9/10 Li'l Biz 12 April 2012

Looks like it's my responsibility to come up with some insights into the current output from Dean Blunt And Inga Copeland a.k.a Hype Williams. Kinda curious as to why they're not using their proper name anymore. It'd be sad if it's a case of the Hype Williams lawyers finally coming into the equation. Guess you can only get so big using such a well known pseudonym - it'd be like me calling my new band Jeremy Clarkson and the Top Gears...eventually the lads at the BBC will come for me. 'Black Is Beautiful' is Hype's debut full length for Hyperdub and sees the duo deviating from the claustrophobic themes of 'One Nation' and delivering what, to me, sounds like a more organic and pop friendly outing in keeping the hazy glow of their debut for Carnivals. Infact, the first three tunes are testament to the variety that has fueled their work over the past few years acting almost like an introduction or best-of.

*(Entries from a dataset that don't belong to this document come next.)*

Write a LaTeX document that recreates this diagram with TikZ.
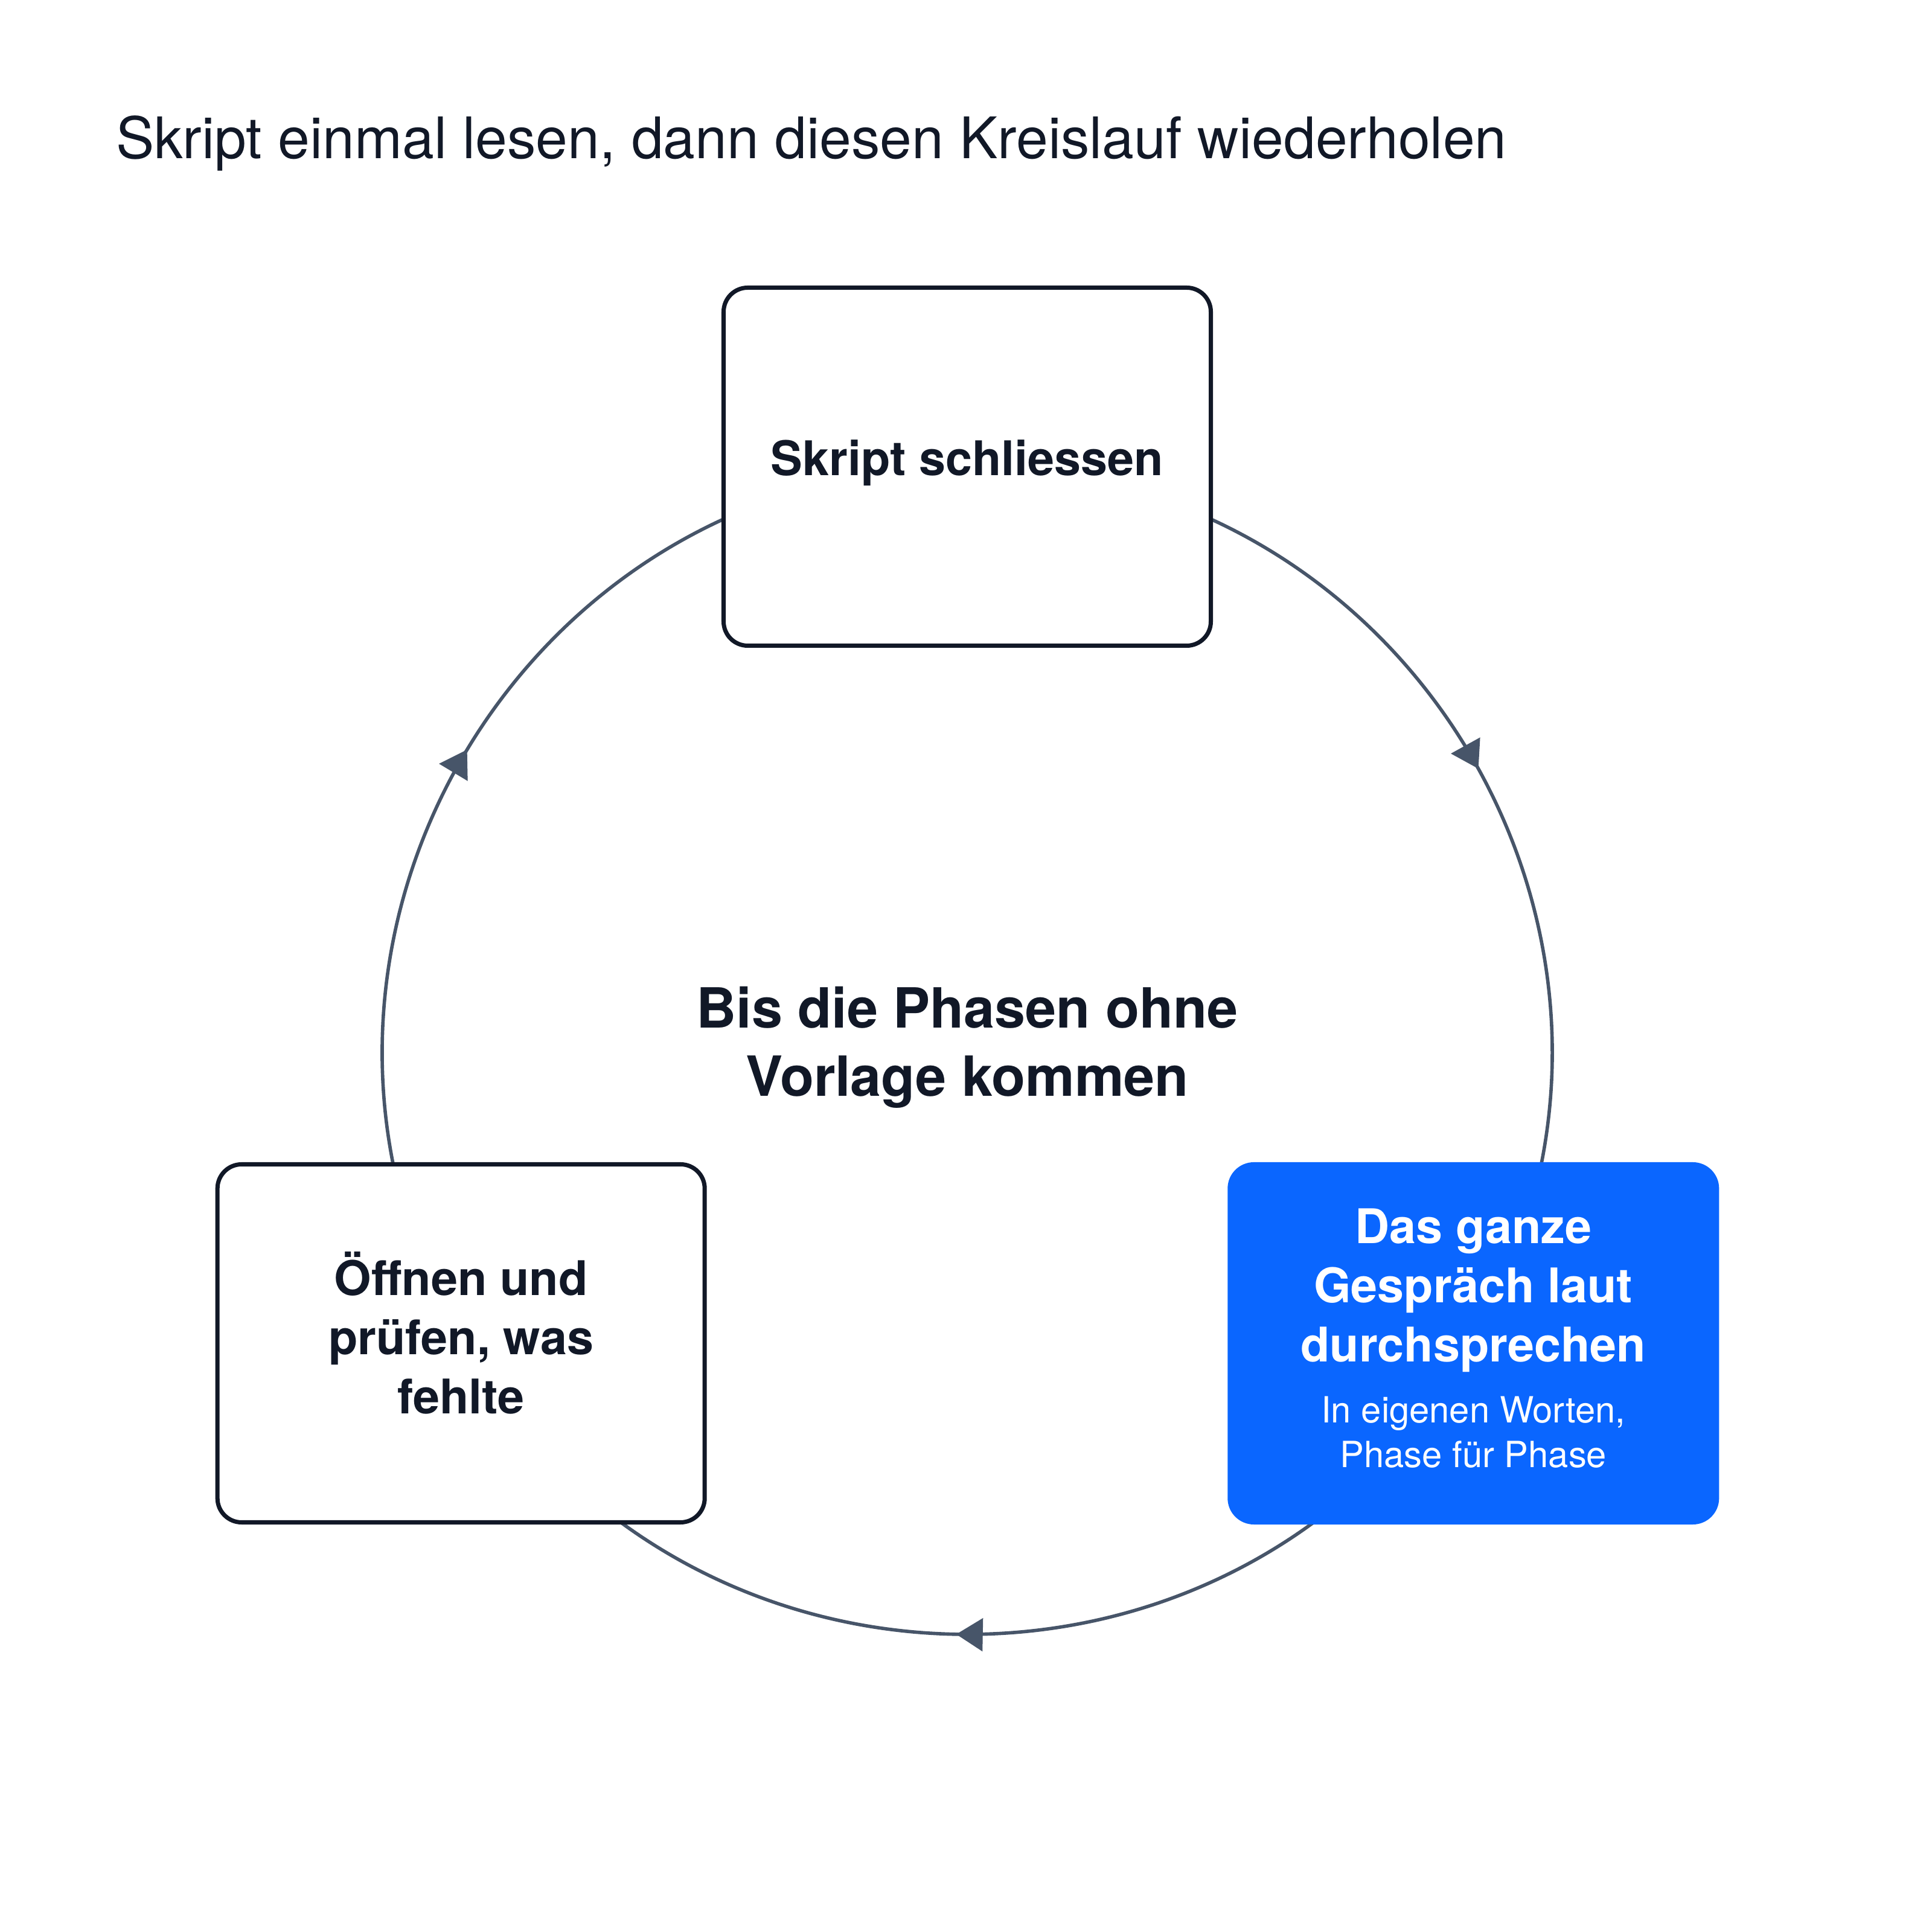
\documentclass[tikz,border=0pt]{standalone}
\usepackage{fontspec}
\setmainfont{TeX Gyre Heros}
\usepackage{tikz}
\usetikzlibrary{arrows.meta, positioning, backgrounds, decorations.markings}

\definecolor{ink}{HTML}{111827}
\definecolor{slate}{HTML}{475569}
\definecolor{signal}{HTML}{0A66FF}
\newcommand{\klein}{\fontsize{17}{21}\selectfont\mdseries}

\begin{document}
\begin{tikzpicture}[>={Triangle[length=0.44cm,width=0.54cm]},
	every edge/.append style={slate, line width=1.6pt},
	phase/.style={rectangle, rounded corners=0.4cm, draw=ink, line width=2pt, fill=white, text=ink,
		minimum width=8.07cm, minimum height=5.93cm, align=center, inner sep=0pt,
		font=\fontsize{22.5}{27.9}\selectfont\bfseries},
	aktiv/.style={phase, draw=signal, fill=signal, text=white},
	kreis/.style={bend left=60, looseness=1.135, postaction={decorate},
		decoration={markings, mark=at position 0.509 with {\arrow{>}}}}]
	\useasboundingbox (0,0) rectangle (32,32);
	\coordinate (mitte) at (16.02,14.59);
	
	\node[anchor=base west, inner sep=0pt, text=ink, font=\fontsize{27}{32}\selectfont] (titel) at (1.915,29.37)
		{Skript einmal lesen, dann diesen Kreislauf wiederholen};
	
	\node[phase] (schliessen) at ([shift={(90:9.68)}]mitte) {Skript schliessen\rule[-0.29cm]{0pt}{0pt}};
	\node[aktiv] (sprechen) at ([shift={(-30:9.68)}]mitte) {Das ganze\\Gespräch laut\\durchsprechen\\[0.85pt]
		\klein In eigenen Worten,\\[-6.9pt]\klein Phase für Phase\rule[-0.18cm]{0pt}{0pt}};
	\node[phase] (pruefen) at ([shift={(210:9.68)}]mitte) {Öffnen und\\prüfen, was\\fehlte\rule[-0.35cm]{0pt}{0pt}};
	
	\node[text=ink, align=center, font=\fontsize{26.1}{32.2}\selectfont\bfseries] (ziel) at ([yshift=0.06cm]mitte)
		{Bis die Phasen ohne\\Vorlage kommen};
	
	\begin{scope}[on background layer]
	\fill[white] (0,0) rectangle (32,32);
	\path (schliessen.center) edge[kreis] (sprechen.center)
		(sprechen.center) edge[kreis] (pruefen.center)
		(pruefen.center) edge[kreis] (schliessen.center);
	\end{scope}
\end{tikzpicture}
\end{document}
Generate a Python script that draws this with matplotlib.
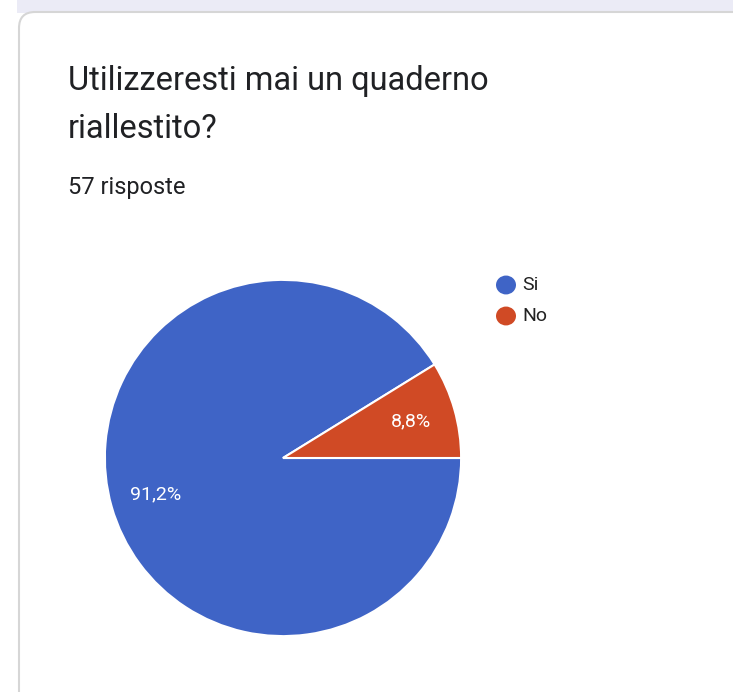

Opener 'Venice Dreamway 01' is a live improv in keeping with their earliest forays into performance (that I know of) and features live drums for the first time in a while. 'Venice Dreamway 02' trades on Inga's amazing vocal and their occasional foray's into stoned out Sade soul-dub (as evident on Inga's solo 12” for Rush Hour) before hitting on an almost sci-fi soundtrack meets James Ferraro future-vision on 'Venice Dreamway 03' (an aesthetic that re-occurs a number of time throughout the album). From here on out it's fifteen typically scrapbook-esque jams that explore many of the key characteristics of the Hype Williams personality - with Dub-pop coming out as the dominant stylistic choice. I've always enjoyed the fact that a lot of the duo's music sounds slightly unfinished and on 'Black Is Beautiful' this comes to the fore with jamz left to their own devices, captured in their infancy, the vibe preserved for all time. I guess it's possible that this is a bunch of off-cuts or unused ideas, it certainly has that feel. I'd prefer it though if it was meant to be this way as I love pretty much everything about 'Black is Beautiful'. Gone are the mildly agro, spliffed out, paranoid vibes of 'One Nation' to be replaced by the more playful and optimistically bonged out sound of their earliest works. A total triumph.